Glory of glories, the rain has stopped! The sun is out and we are on day six! Even better than the glorious weather, my dear husband, feeling a rush of romanticism kindly compared me to his pineapple pastry at breakfast – saying something about being sweet and how the yellow pineapple filing reminded him of my hair (sticky? Chunky?). Now, if we go by intentions alone, he gets full credit. But if we throw in a dash of common sense, he only gets half credit (since he didn’t apply any).
We started off the day at the Basilica of St. Mary’s of the Angels and Martyrs, which was located right across from Termini Station. Externally it looked like a pile of Roman ruins, but inside it was enormous and cavernous and, as always, impressive. It was originally designed by Michaelangelo in 1593, however only the vaulted ceiling remains from his initial plans.
Next, we walked to the Basilica di Santa Maria Maggiore. This amazing structure was built in the 5th century with the tallest belfry in all of Rome (reaching 246 feet). It still has a stunning border of glittering mosaics dating from the 5th century, however my photos just couldn’t capture them well (too high). This was a really spectacular church, and in addition to the amazing architecture and artwork, it was also the church where Ron’s cousin, Mark, was ordained as a priest in 2005.
Afterwards, we wandered around a bit and found ourselves in Rome’s Chinatown. I popped into one small store that seemed to sell hats and beads, and grabbed a simple winter hat, fearing what the weather would be like in Florence being farther North. We found a trattoria for lunch where the food was excellent and I had three ravioli each the size of a salad plate!
Ron had been reading in the guidebooks about catacombs in several churches across Rome. Apparently you can visit most of them, with a guide. However, with the pouring rain and flooding rivers, we weren’t sure how accessible they would be, but we decided to check out northern Rome and the Church of St. Agnes. We hopped on a bus and headed north through some lovely tree-lined streets. To set the mood for the quintessential Roman bus ride (or MGM musical), we even had an accordion player on the bus playing “That’s Amore.” It was perfect!!
We hopped off approximately where we thought it should be, wandered the street a bit and finally asked a very nice policeman who directed us to the building we had passed two blocks back. The Basilica of St. Agnes is a 4th century medieval church, complete with a complex including a mausoleum, Bocce courts, a small café, football (soccer) fields, and a bathroom that has a temperamental light (throwing one into darkness at highly inconvenient moments, instilling flashes of momentary panic).
We explored the Basilica of St. Agnes and tried to get a guide for the catacombs underneath, but we overheard a rather grumpy priest tell some other visitors that the guide wasn’t there today so no one was allowed in. Well, blah.
At the other end of the complex was the Church of St. Constanza, which was built by Constantine as a mausoleum for his two daughters. It was circular with a simple design and had stunning mosaics dating from the 4th century. This was our first experience with the pay-for-lighting machines. As we entered the mausoleum there was a small box on the left that looked a bit like a silver pay telephone, minus the actual phone.

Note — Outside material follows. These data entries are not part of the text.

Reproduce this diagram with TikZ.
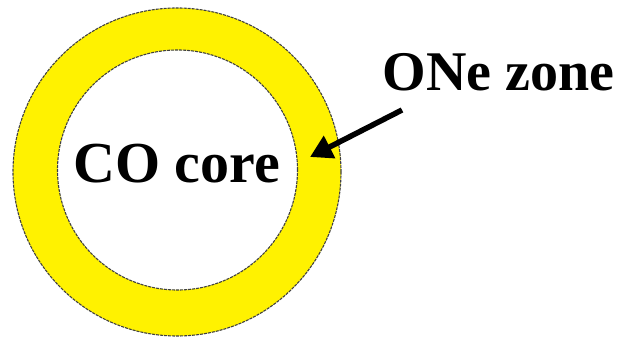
\documentclass[tikz,border=0pt]{standalone}
\usepackage{fontspec}
\setmainfont{Liberation Serif}
\usepackage{tikz}
\usetikzlibrary{arrows.meta}

\begin{document}
\begin{tikzpicture}[x=1pt, y=1pt, every node/.style={font=\bfseries}]
    \useasboundingbox (0,0) rectangle (626,339);
    % yellow shell with the white core inside
    \fill[yellow, even odd rule] (177,167) circle (164) (177.5,169) circle (120);
    \foreach \r/\cx/\cy in {164/177/167, 120/177.5/169} {
        \draw[black!75, line width=1.1pt, dash pattern=on 3pt off 1pt] (\cx,\cy) circle (\r);
    }
    \node[font=\bfseries\fontsize{58}{60}\selectfont] (core) at (176.5,175) {CO core};
    \node[font=\bfseries\fontsize{56}{58}\selectfont, anchor=base west] (zone) at (379,248) {ONe zone};
    \coordinate (tail) at (402,229);
    \coordinate (tip) at (310,182);
    \draw[line width=5.5pt, -{Triangle[length=22pt, width=24pt]}] (tail) -- (tip);
\end{tikzpicture}
\end{document}
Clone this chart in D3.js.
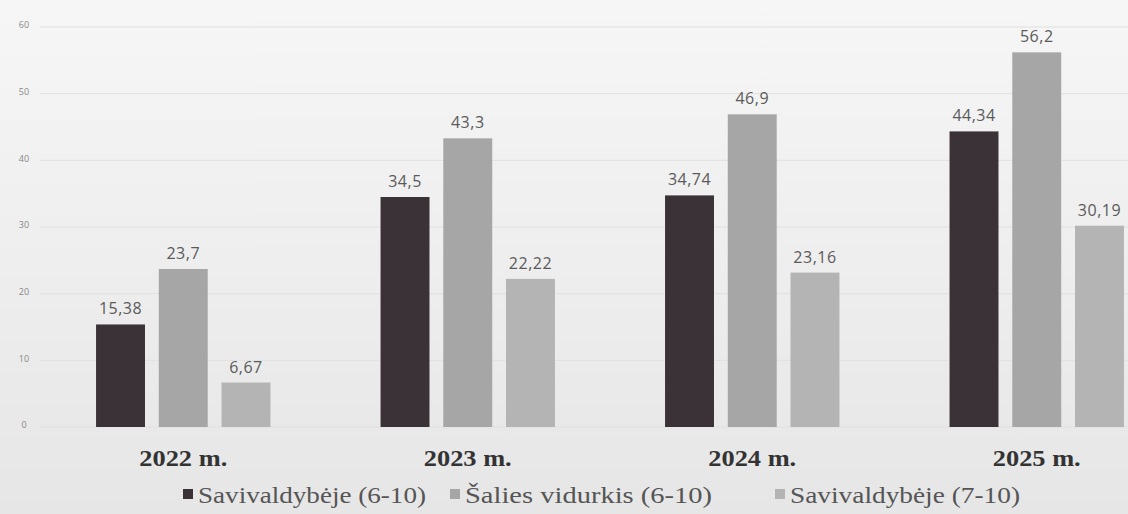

They require exact change, so we opted to hit the café for a coffee and some coins first. We walked around the center football field and tennis courts, passed the covered Bocce court, and into the little café. I proceeded to have my misadventure with the bathroom while Ron got me a cocoa and himself an espresso. I returned to find him sitting at a folding table in a room with 20 Italian men playing cards. We apparently had found the Italian version of the Kiwanis Club. Ron drank his espresso, which he was loving where ever we went, and I found that other than my Giuliani’s Dixie-cup cocoa, the rest of them were getting progressively thicker. To the point where this latest cup basically required a spoon. Hot chocolate pudding. Interesting concept.
So, with exact change in hand, we returned to the mausoleum and paid for the electric light. It really was spectacular and the mosaics lit up nicely.
By this point it was dark, and raining. So we ran down a few blocks to a bus stop and grabbed a bus back to the hotel for a quick rest. We had an exceptional dinner tonight, probably the best we had in Rome. And afterwards we walked to Giuliani’s where we partook of pastry delights (I had my mostest favoritest canolli), espresso and some Limoncello until they closed down at midnight.